The yield on Dubai port operator DP World’s 6.25% notes maturing in 2017, which comprise almost a quarter of the HSBC/Nasdaq Dubai index, gained 12 basis points in January to 3.41%, having dropped 263 basis points in 2012.

 Bloomberg/Dubai

 

 

Gulf corporate bonds fell in January, sending yields up the most in 14 months, after a four- year rally eroded returns and Dubai’s economic recovery boosted the appeal of equities.

The average yield on Gulf Cooperation Council company bonds tracked by HSBC/Nasdaq Dubai’s GCC Corporate US Dollar Sukuk Index rose to 3.55% on January 31, up 36 basis points, or 0.36 percentage point, for the month. That outpaced a five basis-point advance in global sukuk yields while global company bond yields climbed 16 basis points.

The rally in GCC corporate debt outpaced equities between 2009 and 2012, with bonds gaining 76% in the period versus a 17% advance in the Bloomberg GCC 200 index of stocks.
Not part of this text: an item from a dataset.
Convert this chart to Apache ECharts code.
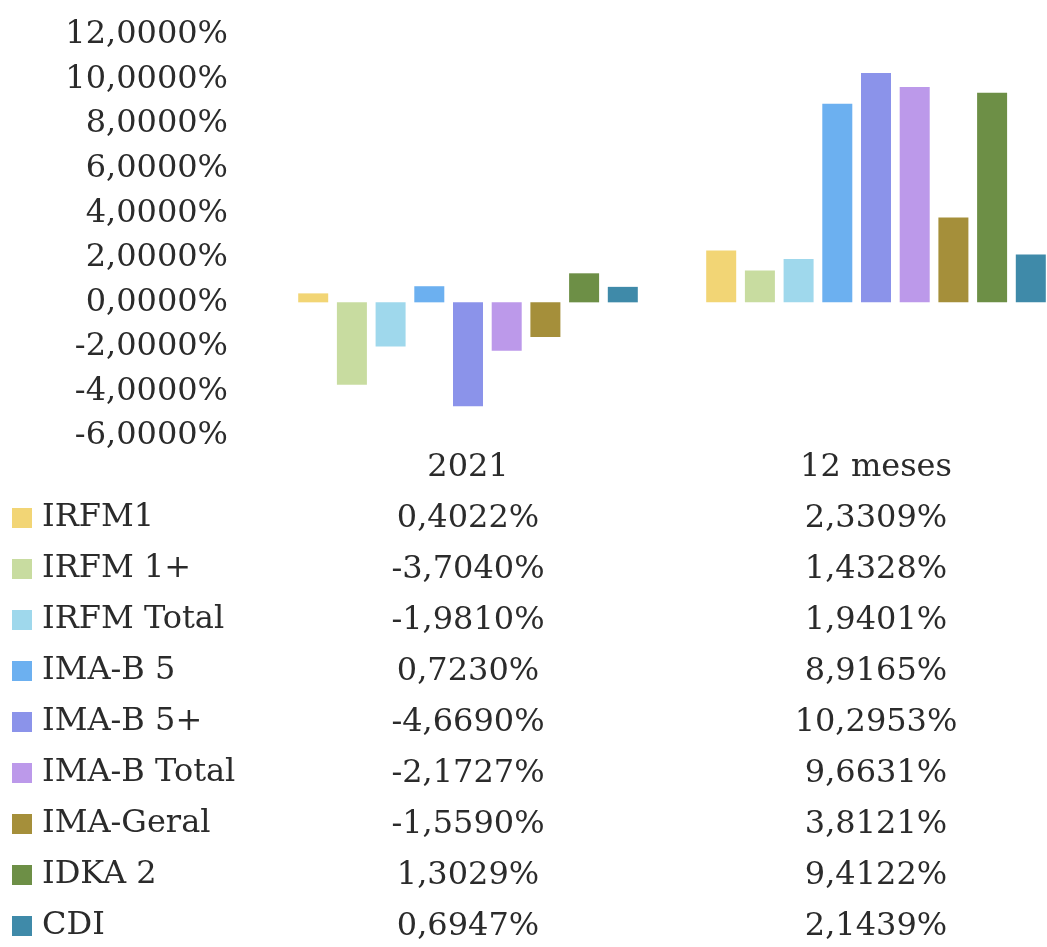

Shares in Dubai, the world’s fourth-best performers last month, are leading a rebound in the Gulf this year after the emirate’s economy grew at the fastest pace since 2007.

GCC shares offer dividend yields that are almost 50% higher than emerging-market peers, data compiled by Bloomberg show.

“We are seeing investors shifting from fixed-income and sukuk to equities markets” as they take on greater risk, Tariq Qaqish, deputy head of asset management at Dubai-based Al Mal Capital, said by phone on Sunday. “Investors in general were very conservative in the last five years, especially in the UAE. The recovery that affected the real estate market and Dubai economic growth has built investors’ confidence.”

While bonds in the six-nation GCC beat developing nation peers in 2012, stocks on the Bloomberg GCC gauge lagged the MSCI Emerging Markets Index, which jumped 15% compared with 3.7% for Gulf equities.

Shares in the GCC and elsewhere in the Middle East and North Africa are set to outperform emerging markets as higher dividends and state-funded expansion lure investors hunting for better returns, Franklin Templeton Investment Management Ltd said in December. The six-nation GCC is investing oil wealth on more than $1tn of projects, including schools and roads in Saudi Arabia and stadiums to host the 2022 soccer World Cup in Qatar.

Investors are starting to favour stocks over sukuk as a pickup in global growth will boost corporate earnings, CIMB Investment Bank Bhd said last week. The International Monetary Fund said on January 23 it expects 2013 global economic growth to accelerate to 3.5% from 3.2% last year.

GCC sukuk led declines among emerging-market Islamic bonds last month. The yield on Dubai’s 6.396% notes due 2014 climbed 15 basis points in January, the most since November 2011. The yield had retreated 377 basis points in the year to January 10 to an all-time low of 1.89% that day. It has since risen to 2.43% as of 5.23pm yesterday in Dubai.

Among companies, the yield on Dubai port operator DP World’s 6.25% notes maturing in 2017, which comprise almost a quarter of the HSBC/Nasdaq Dubai index, gained 12 basis points in January to 3.41%, having dropped 263 basis points in 2012. It was at 3.56% today.

The spread between Dubai’s notes and Malaysia’s 3.928% sukuk due June 2015 widened to 98 basis points yesterday from 59 on January 11, an all-time low, according to data compiled by Bloomberg.

This year’s yield advance for GCC companies was linked to declines in US Treasuries, used as the benchmark for most Gulf corporate bonds, according to Samer Mardini, Dubai-based vice president of fixed income and Islamic finance products at SJS Markets Ltd. Treasury 10-year note yields climbed above 2% last week, the highest since April.

The rally in GCC corporate sukuk has “merely taken a breather,” according to Mark Watts, Abu Dhabi-based head of fixed income at National Bank of Abu Dhabi. “This is a healthy move triggered largely by a sell off in US Treasuries,” Watts said. “Naturally, this has shaken a few of the less well-anchored clients out of the market.”

Still, some investor allocations are going toward equities and putting pressure on bonds, analysts including Malek Khodr Temsah, vice president of treasury and investments at Albaraka Banking Group, said.

Dubai’s benchmark DFM General Index rallied 16% in January, almost equal to its gain in all of 2012, while shares in Saudi Arabia climbed 3.6% and Qatari stocks advanced 4.4%, the most in almost two years.

Stocks on the Bloomberg GCC index offer a divided yield of 3.84% versus 2.61% for the MSCI Emerging Markets Index, according to data compiled by Bloomberg.

“With global economic growth prospects improving, we’re in the early stages of witnessing a shift by global investors from fixed income to equities and this has resulted in GCC sukuk coming under pressure,” Temsah said by e-mail on Sunday. “With investors re-gaining their confidence in the corporate earnings outlook on the back of strengthening macroeconomic data, we’ll see some capital shift back” to stocks, he said.